What can states do after the FCC has ruled?
We have two ideas for state legislative strategies to further reduce the cost of calling home from prisons and jails.
by Peter Wagner and Aleks Kajstura, October 21, 2015
On Thursday, the Federal Communications Commission is scheduled to vote on a proposal to cap the cost of all calls home from prisons and jails and to curtail or ban the abusive fees charged by the industry.
By capping the cost of calls and the fees, the FCC will have established a ceiling on what can be charged. But states and individual counties should — and many will — go even further. There are at least two types of state legislation that could be passed.
Idea 1: Simple fix that the facilities might not like but is really the best way to go.
Ban commissions and require all contracts to be negotiated on the basis of the lowest price to the consumer. New York Corrections Law § 623 is a great model, although an even better version would apply to contracts with local jails as well as state prisons.

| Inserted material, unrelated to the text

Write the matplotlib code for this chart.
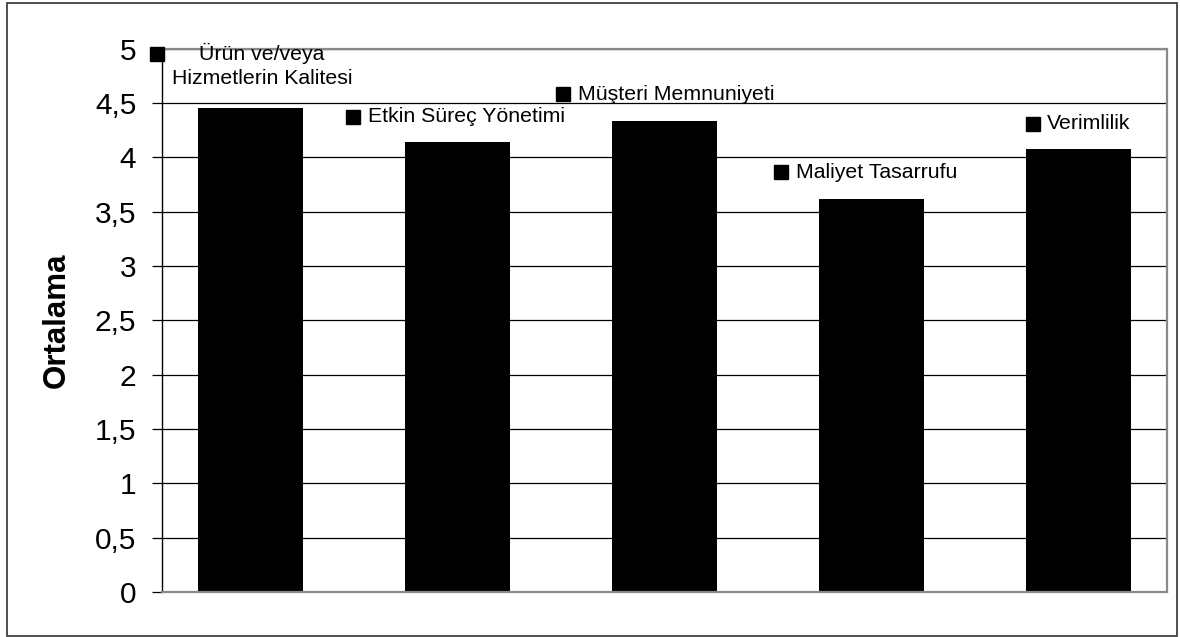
import matplotlib
matplotlib.use("Agg")
import matplotlib.pyplot as plt
from matplotlib.patches import Rectangle
from matplotlib.ticker import FuncFormatter, MultipleLocator

plt.rcParams['font.family'] = ['Liberation Sans', 'DejaVu Sans']

# kategoriler ve ortalama puanlar
categories = ['Ürün ve/veya\nHizmetlerin Kalitesi', 'Etkin Süreç Yönetimi',
              'Müşteri Memnuniyeti', 'Maliyet Tasarrufu', 'Verimlilik']
means = [4.45, 4.14, 4.33, 3.62, 4.08]

# etiket kutucuklarinin yerleri (veri koordinati) ve yazi kaydirmalari (pt)
label_x = [-0.454, 0.497, 1.512, 2.565, 3.778]
label_y = [4.954, 4.37, 4.58, 3.86, 4.31]
text_dx = [11, 10.5, 10.5, 10.5, 10.5]
text_dy = [-8.5, 0, 0, 0, 0]

fig = plt.figure(figsize=(11.8, 6.37), dpi=100)
ax = fig.add_axes([162 / 1180, 1 - 592 / 637, 1005 / 1180, (592 - 48.5) / 637])

x = range(len(means))
ax.bar(x, means, width=0.507, color='black', zorder=2)

ax.set_xlim(-0.4275, 4.4275)
ax.set_ylim(0, 5)
ax.yaxis.set_major_locator(MultipleLocator(0.5))
ax.yaxis.set_major_formatter(FuncFormatter(lambda v, p: ('%g' % v).replace('.', ',')))
ax.yaxis.grid(True, color='black', lw=0.9, zorder=1)
ax.set_axisbelow(True)
ax.set_xticks([])
ax.tick_params(axis='y', direction='out', length=7, width=0.9, pad=11.5,
               labelsize=21.5, color='black')

ax.spines['left'].set_color('black')
ax.spines['left'].set_linewidth(1.0)
for s in ['top', 'right', 'bottom']:
    ax.spines[s].set_color('#8a8a8a')
    ax.spines[s].set_linewidth(1.6)
    ax.spines[s].set_zorder(3)

ax.set_ylabel('Ortalama', fontsize=22.5, fontweight='bold')
ax.yaxis.set_label_coords(-90 / 1005, 0.5)

for i in range(len(categories)):
    ax.plot(label_x[i], label_y[i], marker='s', markersize=9.5, color='black',
            clip_on=False, zorder=5)
    ax.annotate(categories[i], xy=(label_x[i], label_y[i]),
                xytext=(text_dx[i], text_dy[i]), textcoords='offset points',
                ha='left', va='center', multialignment='center',
                linespacing=1.35, fontsize=15.3, annotation_clip=False, zorder=5)

fig.add_artist(Rectangle((7 / 1180, 1 / 637), 1170 / 1180, 633 / 637,
                         transform=fig.transFigure, fill=False,
                         ec='#404040', lw=1.3))

fig.savefig('out.png', dpi=100)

Idea 2: Long-term market re-alignment.
Create a statutory ceiling on commission payments on a per minute basis in order to re-align incentives for facilities to effectively negotiate with the vendors for the lowest rates for consumers.
Currently, commissions are typically negotiated on a percentage basis, so facilities have an incentive to tolerate high customer costs, so changing to a fixed per-minute commission would change the incentives, to give the facilities an incentive to favor low-cost higher-volume calls home.
Let me explain.
The FCC’s order caps the maximum that can be charged at 11cents a minute in prisons and, depending on the size of the facility, 14-22 cents a minute in jails. For the sake of this illustration, let’s talk about jails in the 14 cents a minute category.
First, capping the cost at 14 cents will constitute a tremendous and long-needed rate reduction across the country. But how can a state easily ensure that rates continue to move downwards, even in facilities that will not waive their commission?
Under the status quo in the states that allow commissions, the facilities have an incentive to set the rates at the maximum and then demand that the vendors pay the maximum commission. So rates are likely to be at 14 cents forever. As the cost of providing service declines with further advances in technology, the cost might stay at 14 cents while the facilities demand 13.9999 cent commissions.
But if a state were to set a maximum commissions at, say, 3 cents a minute, it would give facilities an incentive to push the rates down in order to increase usage. With such a maximum per minute commission, the rates wouldn’t ever go below the commission level of 3 cents, but the facilities would have an incentive to push the rates down as close to that 3 cents as they can. (We don’t have a position on what the commission amount per minute should be, and we used 3 cents just to illustrate the math.)
As we’ve seen in New York and nationwide, lowering the total price to the families increases the call volumes.
This structure would also give the facilities an incentive to ensure that the vendor doesn’t charge unnecessary fees. Prior to the FCC’s October 2015 ruling, the companies charge hidden fees as a way to recoup lost profits from paying unsustainably high commissions. (The business model is called fee harvesting and shortchanges both the families and the facilities; but since the facilities are already receiving windfalls on the call rates, they often don’t object to the extra fees.)
The new FCC ruling will ban most of the fees that were previously charged by the industry and caps all fees that remain. But as fees eat into the money that families can spend on the actual calls, this proposal gives the facilities a financial incentive to insist on even lower fees as that would further increase the number of minutes used.